I asked her directions to the farm and the next day we invited some friends and family to join us as we packed up the kids and headed out with our baskets. It was to Northfield Blueberries (map), a beautiful farm in Scotland, Ontario. The bushes were packed with fruit, and bringing along some competitive young pickers filled our baskets (and bellies) rather quickly.
We left with 27 pounds of blueberries. After eating more than we should have, we needed to figure out what to do with them. The first idea, and probably the best idea was to make pie! And my theory is, if you are making pie on one of the hottest days of summer, you might as well fill that oven with as many pies as possible.
We didn't just make blueberry pie. The girls who helped us pick them pitched in to help us make blueberry, blueberry-blackberry and pumpkin pies.
I may have secretly been more excited to make a butter crust with my last half pound of Stirling, extra-fat, European Style Butter that I had been saving, hidden in the back of the freezer for such an occasion.
The blueberry pie was the lucky one to be wrapped in the Stirling butter pie crust. It was delicious. Regular butter had to do for the rest of the crusts. This is the recipe that I use for the pastry. We're eventually going to be using the lard from our pig to make the best crusts ever, but we're not terribly comfortable using the standard factory-farmed pig lard from the grocery store, which is also usually hydrogenated.
The pumpkin pie was made with pumpkin puree frozen from last summer's garden, using the same old tried-tested and true recipe. We already have some pretty sizable pumpkins in the garden and before long we will be preserving them, so we're happy to use up last years' puree.

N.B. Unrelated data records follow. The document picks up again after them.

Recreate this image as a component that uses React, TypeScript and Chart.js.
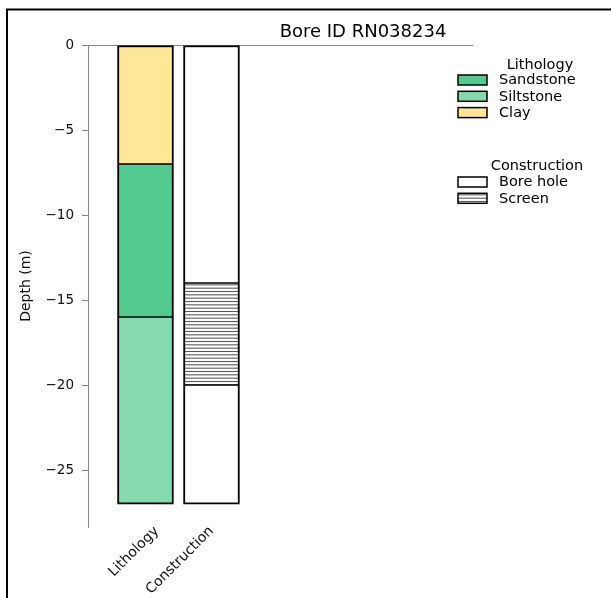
import React, { useEffect, useRef } from 'react';
import { Chart, registerables } from 'chart.js';

Chart.register(...registerables);

const chartTitle = 'Bore ID RN038234';
const categories = ['Lithology', 'Construction'];
const categoryPositions = [0, 1];
const categoryLabelPositions = [0.17, 1.0];

const lithologyNames = ['Clay', 'Sandstone', 'Siltstone'];
const lithologyTop = [0, -7, -16];
const lithologyBottom = [-7, -16, -27];
const lithologyColors = ['#ffe699', '#52c98e', '#86d9ae'];

const constructionNames = ['Bore hole', 'Screen', 'Bore hole'];
const constructionTop = [0, -14, -20];
const constructionBottom = [-14, -20, -27];

const yTicks = [0, -5, -10, -15, -20, -25];
const yMin = -28.35;
const yMax = 0;

const lithologyLegend = ['Sandstone', 'Siltstone', 'Clay'];
const constructionLegend = ['Bore hole', 'Screen'];

const FONT = '"DejaVu Sans", sans-serif';

function makeHatch(): CanvasPattern | string {
  const c = document.createElement('canvas');
  c.width = 8;
  c.height = 10;
  const g = c.getContext('2d');
  if (!g) return '#ffffff';
  g.fillStyle = '#ffffff';
  g.fillRect(0, 0, 8, 10);
  g.strokeStyle = '#5a5a5a';
  g.lineWidth = 1.1;
  [1.5, 4.83, 8.17].forEach((y) => {
    g.beginPath();
    g.moveTo(0, y);
    g.lineTo(8, y);
    g.stroke();
  });
  return g.createPattern(c, 'repeat') || '#ffffff';
}

export default function App() {
  const ref = useRef<HTMLCanvasElement | null>(null);

  useEffect(() => {
    document.documentElement.style.overflow = 'hidden';
    document.body.style.margin = '0';
    document.body.style.overflow = 'hidden';
    const canvas = ref.current;
    if (!canvas) return;
    const hatch = makeHatch();

    const fills: Record<string, any> = {};
    lithologyNames.forEach((n, i) => (fills[n] = lithologyColors[i]));
    fills['Bore hole'] = '#ffffff';
    fills['Screen'] = hatch;

    const datasets: any[] = [];
    const edge = (i: number, n: number) => ({
      left: 2,
      right: 2,
      top: i === 0 ? 2 : 1,
      bottom: i === n - 1 ? 2 : 1,
    });
    lithologyNames.forEach((n, i) => {
      datasets.push({
        label: n,
        data: [{ x: categoryPositions[0], y: [lithologyTop[i], lithologyBottom[i]] }],
        backgroundColor: lithologyColors[i],
        borderWidth: edge(i, lithologyNames.length),
      });
    });
    constructionNames.forEach((n, i) => {
      datasets.push({
        label: n,
        data: [{ x: categoryPositions[1], y: [constructionTop[i], constructionBottom[i]] }],
        backgroundColor: fills[n],
        borderWidth: edge(i, constructionNames.length),
      });
    });
    datasets.forEach((d) => {
      d.borderColor = '#000000';
      d.borderSkipped = false;
      d.grouped = false;
      d.barThickness = 56;
    });

    const framePlugin = {
      id: 'frame',
      afterDraw(chart: any) {
        const ctx = chart.ctx;
        ctx.save();
        ctx.strokeStyle = '#000000';
        ctx.lineWidth = 2;
        ctx.strokeRect(7, 9.5, 800, 800);
        ctx.fillStyle = '#000000';
        ctx.font = `18px ${FONT}`;
        ctx.textAlign = 'center';
        ctx.textBaseline = 'middle';
        ctx.fillText(chartTitle, 363, 32);
        ctx.restore();
      },
    };

    const legendPlugin = {
      id: 'twoLegends',
      afterDraw(chart: any) {
        const ctx = chart.ctx;
        ctx.save();
        const groups = [
          { title: 'Lithology', items: lithologyLegend, tx: 540, ty: 65, y0: 80 },
          { title: 'Construction', items: constructionLegend, tx: 537, ty: 166, y0: 182 },
        ];
        groups.forEach((g) => {
          ctx.font = `14.5px ${FONT}`;
          ctx.fillStyle = '#000000';
          ctx.textAlign = 'center';
          ctx.textBaseline = 'middle';
          ctx.fillText(g.title, g.tx, g.ty);
          g.items.forEach((name, i) => {
            const cy = g.y0 + i * 16.3;
            ctx.fillStyle = fills[name];
            ctx.fillRect(458, cy - 5, 29, 10);
            ctx.strokeStyle = '#000000';
            ctx.lineWidth = 1.5;
            ctx.strokeRect(458, cy - 5, 29, 10);
            ctx.fillStyle = '#000000';
            ctx.textAlign = 'left';
            ctx.fillText(name, 499, cy + 0.5);
          });
        });
        ctx.restore();
      },
    };

    const chart = new Chart(canvas, {
      type: 'bar',
      data: { datasets },
      plugins: [framePlugin, legendPlugin],
      options: {
        animation: false,
        responsive: false,
        devicePixelRatio: 1,
        layout: { padding: { left: 10, right: 138, top: 45, bottom: 0 } },
        plugins: {
          legend: { display: false },
          title: { display: false },
          tooltip: { enabled: false },
        },
        scales: {
          x: {
            type: 'linear',
            offset: false,
            min: -0.871,
            max: 4.962,
            afterFit: (s: any) => {
              s.height = 71;
            },
            afterBuildTicks: (s: any) => {
              s.ticks = categoryLabelPositions.map((v) => ({ value: v }));
            },
            border: { display: false },
            grid: { display: false, drawTicks: false, offset: false },
            ticks: {
              maxRotation: 45,
              minRotation: 45,
              autoSkip: false,
              padding: -4,
              color: '#111111',
              font: { family: FONT, size: 14 },
              callback: (v: any) => {
                const i = categoryLabelPositions.indexOf(v);
                return i >= 0 ? categories[i] : '';
              },
            },
          },
          y: {
            type: 'linear',
            min: yMin,
            max: yMax,
            afterFit: (s: any) => {
              s.width = 78;
            },
            afterBuildTicks: (s: any) => {
              s.ticks = yTicks.map((v) => ({ value: v }));
            },
            border: { display: true, color: '#8c8282', width: 1 },
            grid: {
              color: (c: any) => (c.tick && c.tick.value === 0 ? '#888888' : 'rgba(0,0,0,0)'),
              tickColor: '#8c8282',
              tickLength: 6,
              lineWidth: 1,
            },
            ticks: {
              padding: 8,
              color: '#111111',
              font: { family: FONT, size: 13.5 },
              callback: (v: any) => (v < 0 ? '\u2212' + String(Math.abs(v)) : String(v)),
            },
            title: {
              display: true,
              text: 'Depth (m)',
              color: '#111111',
              font: { family: FONT, size: 14 },
              padding: { top: 8, bottom: 0 },
            },
          },
        },
      },
    });
    return () => chart.destroy();
  }, []);

  return (
    <div style={{ width: 611, height: 598, position: 'relative', background: '#ffffff' }}>
      <canvas ref={ref} width={611} height={598} style={{ width: 611, height: 598, display: 'block' }} />
    </div>
  );
}
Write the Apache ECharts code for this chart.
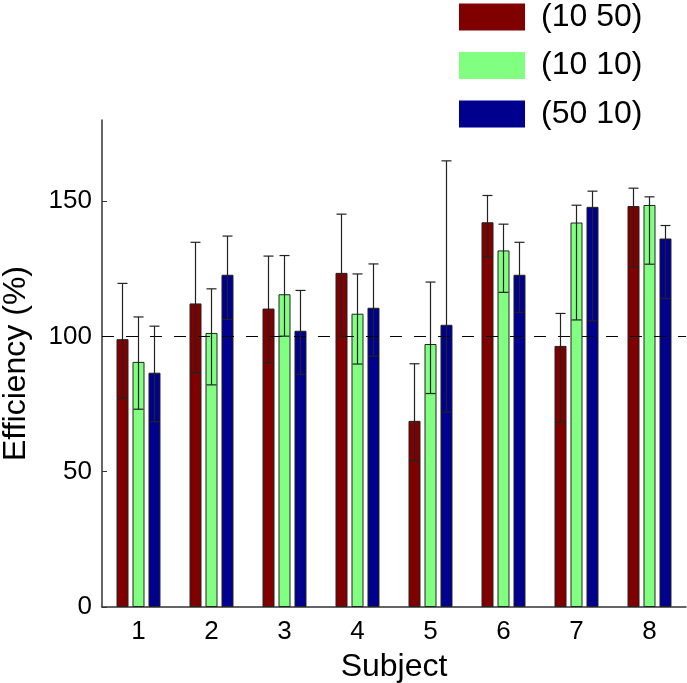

The blueberry pies weren't made with the same tiny wild blueberries that I grew up on from northern Ontario, but picking them ourselves and having them so fresh made them taste nearly as good. They were delicious and loaded with anti-oxidants and we certainly got our fill, made some pie and froze a pile to use on waffles, in muffins and pies, or even just eat straight out of the freezer.
If you are in our area, Blueberries should be on into mid-August, so go and get your pick on. And who knows, you'll probably run into us there getting another fill of them fresh before the season is out.